Il en alla tout autrement à la fin de la Première Guerre mondiale, lorsque les puissances victorieuses humilièrent l’Allemagne par le traité de Versailles, puis la tourmentèrent. Cela a créé un terrain fertile pour Adolf Hitler. Il est arrivé au pouvoir et a plongé son pays dans la misère d’une nouvelle guerre mondiale, la deuxième!

 

Comment traiter les vaincus? Cette question aurait aussi dû se poser lors de l’effondrement de l’Union soviétique. Car une certaine arrogance de l’Occident, qui n’a pas tenu compte des intérêts sécuritaires d’autres pays, se paie aujourd’hui au prix fort.

En 1848, le général Dufour fut élu au premier Conseil national. Son souci de ménager les vaincus demeura intact.

 

Deux ans plus tard, le président de la Confédération vaudois Henry Druey déclarait regretter que le «nid de jésuites de Fribourg» n’ait pas été incendié pendant la guerre du Sonderbund.

Dufour réagit avec horreur, bondit de son siège et s’écria dans la salle qu’il n’aurait jamais permis une telle chose. De tels propos étaient indignes d’un président de la Confédération.

Dufour fut encore nommé général de l’armée suisse à trois reprises lors de conflits ultérieurs. En 1863, le Conseil fédéral décida de donner au plus haut sommet du pays le nom de «Pointe Dufour».

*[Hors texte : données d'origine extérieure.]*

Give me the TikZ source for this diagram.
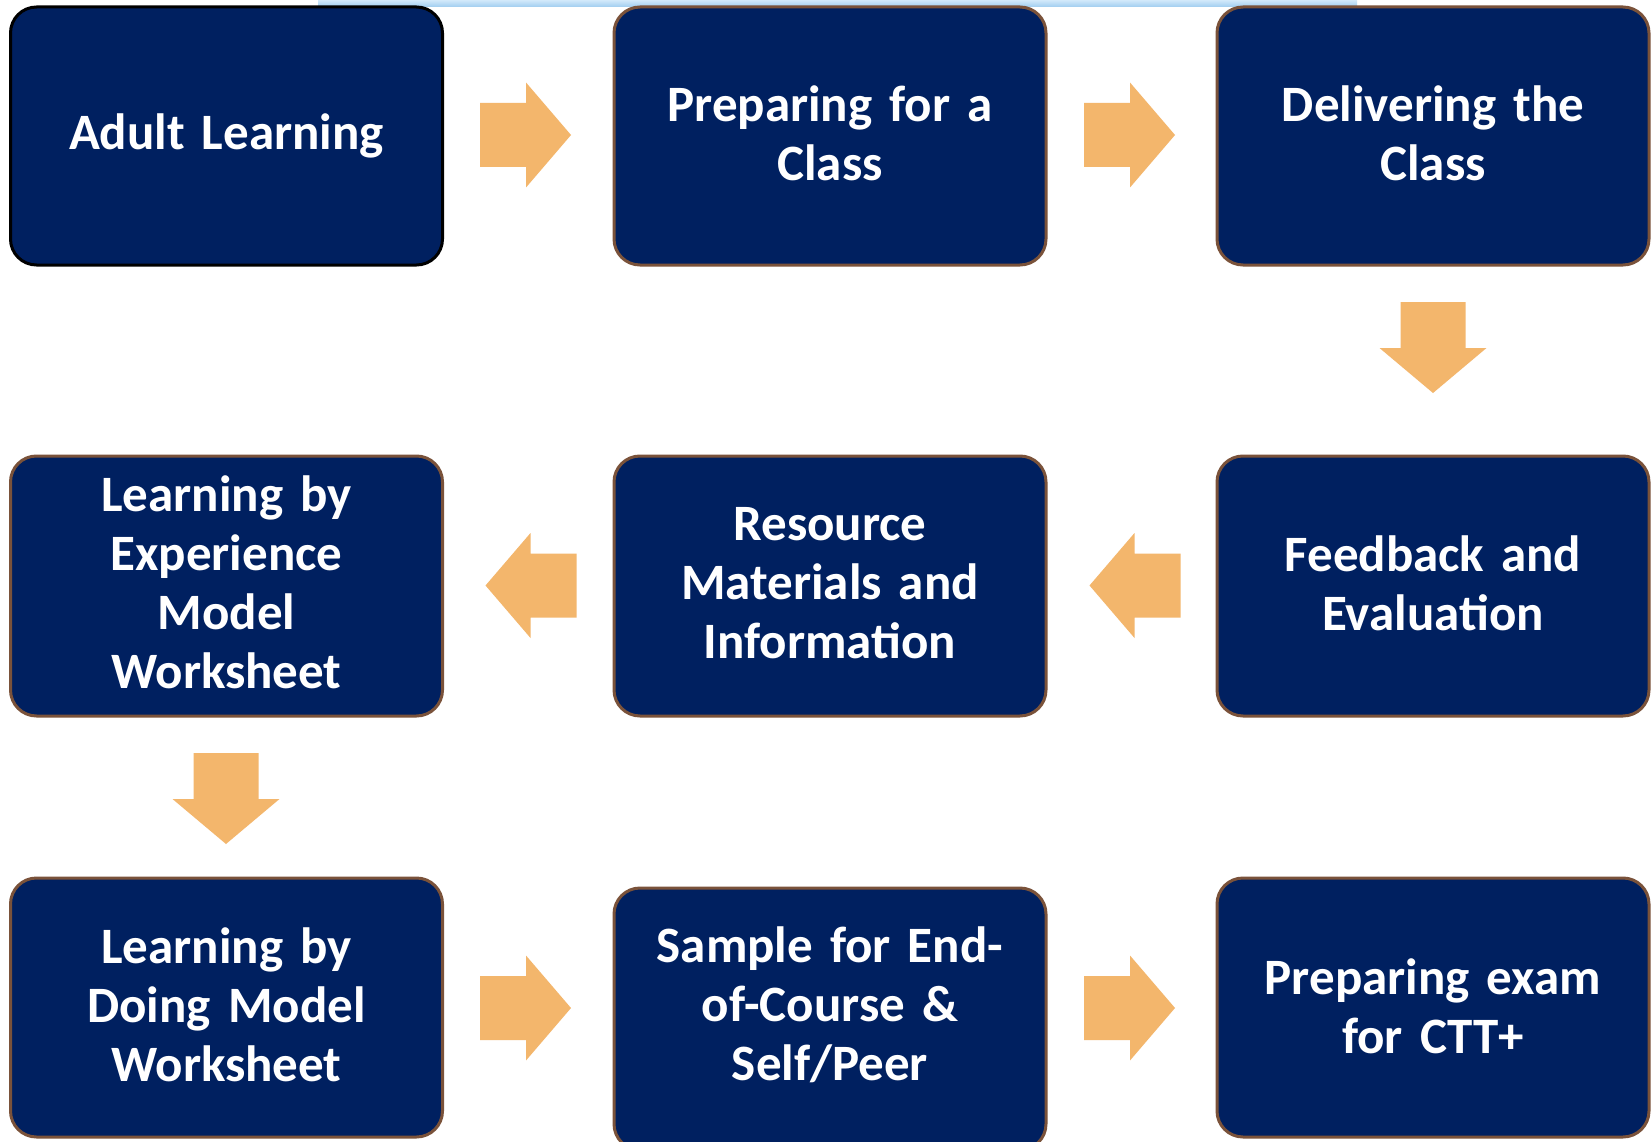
\documentclass[tikz,border=0pt]{standalone}
\usepackage{fontspec}
\setmainfont{Carlito}
\begin{document}
\begin{tikzpicture}[x=1pt,y=-1pt,
  boxtext/.style={text=white, align=center, text width=410pt, inner sep=0pt,
    font=\fontsize{51}{59}\selectfont\bfseries},
  boxstyle/.style={rectangle, rounded corners=26pt, fill=navy, draw=boxbrown, line width=3pt,
    minimum width=432pt, minimum height=258pt, inner sep=0pt},
  arrowfill/.style={fill=arroworange, draw=none},
  pics/rarr/.style={code={\fill[arrowfill] (-45.5,-32) -- (0.5,-32) -- (0.5,-52.5) -- (45.5,0) -- (0.5,52.5) -- (0.5,32) -- (-45.5,32) -- cycle;}},
  pics/larr/.style={code={\fill[arrowfill] (45.5,-32) -- (-0.5,-32) -- (-0.5,-52.5) -- (-45.5,0) -- (-0.5,52.5) -- (-0.5,32) -- (45.5,32) -- cycle;}},
  pics/darr/.style={code={\fill[arrowfill] (-32.5,-45.5) -- (-32.5,0.5) -- (-53.5,0.5) -- (0,45.5) -- (53.5,0.5) -- (32.5,0.5) -- (32.5,-45.5) -- cycle;}}
]
\definecolor{navy}{RGB}{0,32,96}
\definecolor{boxbrown}{RGB}{122,82,58}
\definecolor{arroworange}{RGB}{243,182,108}
\definecolor{striptop}{RGB}{210,233,250}
\definecolor{stripbot}{RGB}{160,205,240}
\useasboundingbox (0,0) rectangle (1652,1142);
\fill[white] (0,0) rectangle (1652,1142);
% top light-blue strip
\shade[top color=striptop, bottom color=stripbot] (318,0) rectangle (1357,7);
% boxes
\node[boxstyle, draw=black] (b1) at (226.5,136) {};
\node[boxstyle] (b2) at (830,136) {};
\node[boxstyle] (b3) at (1433,136) {};
\node[boxstyle, minimum height=260pt] (b4) at (1433,586) {};
\node[boxstyle, minimum height=260pt] (b5) at (830,586) {};
\node[boxstyle, minimum height=260pt] (b6) at (226.5,586) {};
\node[boxstyle, minimum height=259pt] (b7) at (226.5,1007.5) {};
\node[boxstyle, minimum height=262pt] (b8) at (830,1019) {};
\node[boxstyle, minimum height=259pt] (b9) at (1433,1007.5) {};
% texts
\node[boxtext] (t1) at (226.5,136) {Adult Learning};
\node[boxtext] (t2) at (830,133) {Preparing for a\\Class};
\node[boxtext] (t3) at (1433,133) {Delivering the\\Class};
\node[boxtext] (t4) at (1433,583) {Feedback and\\Evaluation};
\node[boxtext] (t5) at (830,583.5) {Resource\\Materials and\\Information};
\node[boxtext] (t6) at (226.5,582) {Learning by\\Experience\\Model\\Worksheet};
\node[boxtext] (t7) at (226.5,1004.5) {Learning by\\Doing Model\\Worksheet};
\node[boxtext] (t8) at (830,1005) {Sample for End-\\of-Course \&\\Self/Peer};
\node[boxtext] (t9) at (1433,1006) {Preparing exam\\for CTT+};
% arrows
\pic at (525.5,135) {rarr};
\pic at (1129.5,135) {rarr};
\pic at (1433,347.5) {darr};
\pic at (1135,585.5) {larr};
\pic at (531,585.5) {larr};
\pic at (226,798.5) {darr};
\pic at (525.5,1008) {rarr};
\pic at (1129.5,1008) {rarr};
\end{tikzpicture}
\end{document}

La même année, Dufour fut cofondateur de la Croix-Rouge, d’après une idée d’Henry Dunant, et en devint président. C’est également Dufour qui proposa les armoiries suisses ainsi que la forme inversée de la Croix-Rouge.

En Suisse, on se souvient à peine des conseillers fédéraux et autres politiciens. Au contraire, ce sont deux généraux romands qui ont marqué profondément la mémoire collective: Le général Guillaume Henri Dufour, en tant que général durant la guerre du Sonderbund, et le général Henri Guisan, commandant en chef de 1939 à 1945.

Pourquoi? Parce que tous deux incarnaient la volonté inébranlable de préserver l’indépendance et la liberté de notre pays. À cela s’ajoutait leur attitude modérée et humaine. Comme l’écrivait le général Dufour en 1847: «Puisse mon dévouement être utile à la patrie commune. Mais que la divine Providence détourne surtout le malheur qui la menace.»